Pape also investigated why the prevalence varied with age. The results indicated that younger girls were more vulnerable because they were more likely to get heavily drunk.
“The youngest girls are less experienced drinkers, and probably also less vigilant in situations likely to present a risk of sexual assault. Their limited life experiences probably also make them particularly vulnerable,” says Pape.
More prevalent among girls with behavioural problems
Pape also found that girls who had been sexually assaulted while highly intoxicated were more impulsive and more likely than other girls to be involved in problem behaviour such as violence, theft and skipping school.

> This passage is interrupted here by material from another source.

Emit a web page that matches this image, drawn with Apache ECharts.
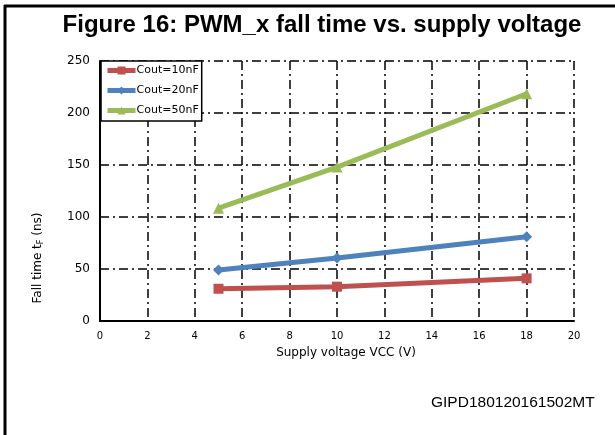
<!DOCTYPE html>
<html>
<head>
    <meta charset="utf-8">
    <title>PWM_x fall time</title>
    <script src="https://cdn.jsdelivr.net/npm/echarts@6/dist/echarts.min.js"></script>
    <style>
        html, body { margin: 0; padding: 0; background: #fff; }
    </style>
</head>
<body>
<div id="main" style="width:615px;height:435px;"></div>
<script type="text/javascript">

    // 数据
    var seriesNames = ['Cout=10nF', 'Cout=20nF', 'Cout=50nF'];
    var vcc = [5, 10, 18];
    var cout10 = [31, 33, 41];
    var cout20 = [49, 60.5, 81];
    var cout50 = [108.5, 148, 218.5];
    var colors = ['#C0504D', '#4F81BD', '#9BBB59'];
    var symbols = ['rect', 'diamond', 'triangle'];

    var dashDot = [9, 4, 2, 4];
    var tickFont = 'DejaVu Sans';

    function pairs(ys) {
        var out = [];
        for (var i = 0; i < vcc.length; i++) {
            out.push([vcc[i], ys[i]]);
        }
        return out;
    }

    var allValues = [cout10, cout20, cout50];
    var series = [];
    for (var k = 0; k < seriesNames.length; k++) {
        series.push({
            name: seriesNames[k],
            type: 'line',
            data: pairs(allValues[k]),
            symbol: symbols[k],
            symbolSize: k === 0 ? 10 : 11,
            showAllSymbol: true,
            lineStyle: {width: 5, color: colors[k]},
            itemStyle: {color: colors[k]},
            z: 3
        });
    }

    var myChart = echarts.init(document.getElementById('main'));

    var option = {
        animation: false,
        title: {
            text: 'Figure 16: PWM_x fall time vs. supply voltage',
            left: 317,
            textAlign: 'center',
            top: 8,
            textStyle: {
                fontFamily: 'Liberation Sans',
                fontWeight: 'bold',
                fontSize: 24,
                color: '#000'
            }
        },
        legend: {
            data: seriesNames,
            orient: 'vertical',
            left: 101,
            top: 61,
            itemWidth: 28,
            itemHeight: 10,
            itemGap: 9,
            padding: [4, 3, 5, 4],
            backgroundColor: '#fff',
            borderColor: '#000',
            borderWidth: 1.5,
            borderRadius: 0,
            lineStyle: {width: 5},
            textStyle: {fontFamily: tickFont, fontSize: 11, color: '#000', padding: [0, 0, 0, -4]}
        },
        grid: {
            left: 100,
            right: 41,
            top: 61,
            bottom: 114,
            containLabel: false
        },
        xAxis: {
            type: 'value',
            min: 0,
            max: 20,
            interval: 2,
            name: 'Supply voltage VCC (V)',
            nameLocation: 'middle',
            nameGap: 26,
            nameTextStyle: {fontFamily: tickFont, fontSize: 12, color: '#000', padding: [0, 0, 0, 18]},
            axisLine: {show: true, onZero: false, lineStyle: {color: '#000', width: 2}},
            axisTick: {show: false},
            axisLabel: {fontFamily: tickFont, fontSize: 10, color: '#000', margin: 10},
            splitLine: {show: true, lineStyle: {color: '#000', width: 1.5, type: dashDot}}
        },
        yAxis: {
            type: 'value',
            min: 0,
            max: 250,
            interval: 50,
            axisLine: {show: true, lineStyle: {color: '#000', width: 2}},
            axisTick: {show: false},
            axisLabel: {fontFamily: tickFont, fontSize: 12, color: '#000', margin: 10},
            splitLine: {show: true, lineStyle: {color: '#000', width: 1.5, type: dashDot}}
        },
        graphic: [
            // 外框（上、左）
            {type: 'line', shape: {x1: 4, y1: 6, x2: 615, y2: 6}, style: {stroke: '#000', lineWidth: 3}},
            {type: 'line', shape: {x1: 5, y1: 5, x2: 5, y2: 435}, style: {stroke: '#000', lineWidth: 3}},
            // y轴标题
            {
                type: 'text',
                x: 38,
                y: 258,
                rotation: Math.PI / 2,
                style: {
                    text: '{a|Fall time t}{s|F}{a| (ns)}',
                    align: 'center',
                    verticalAlign: 'middle',
                    rich: {
                        a: {fontFamily: tickFont, fontSize: 12, fill: '#000'},
                        s: {fontFamily: tickFont, fontSize: 8, fill: '#000', padding: [5, 0, 0, 0]}
                    }
                }
            },
            {
                type: 'text',
                left: 431,
                top: 395,
                style: {
                    text: 'GIPD180120161502MT',
                    fontFamily: 'Liberation Sans',
                    fontSize: 15.5,
                    fill: '#000'
                }
            }
        ],
        series: series
    };

    myChart.setOption(option);
</script>
</body>
</html>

“There is a fundamental distinction between identifying potential risk factors and blaming the victims. These results must be interpreted accordingly,” Pape points out.
The lifestyle of some teenage girls may increase vulnerability to sexual assault victimization. Impulsive behaviour and acting-out tendencies might also be a potential consequence of the girls’ victimization experiences.
Pape also found that in the majority of the cases sexual assault victimization in a state of alcohol-induced incapacitation was reported by girls who were not particularly impulsive or behaviourally disinhibited.
“From a public health perspective, priority should therefore be given to effective preventive measures targeting all teenage girls. It is at least as important to take steps to combat males’ perpetration of such sexual assaults,” says Pape.
Although teenage drinking is widespread in many countries, hardly any studies have addressed the issue of underage girls’ vulnerability to sexual assault when heavily intoxicated.
“This study demonstrates that there is a substantial disparity between the prevalence of alcohol-related sexual assault victimization and the body of research addressing the issue,” Pape says.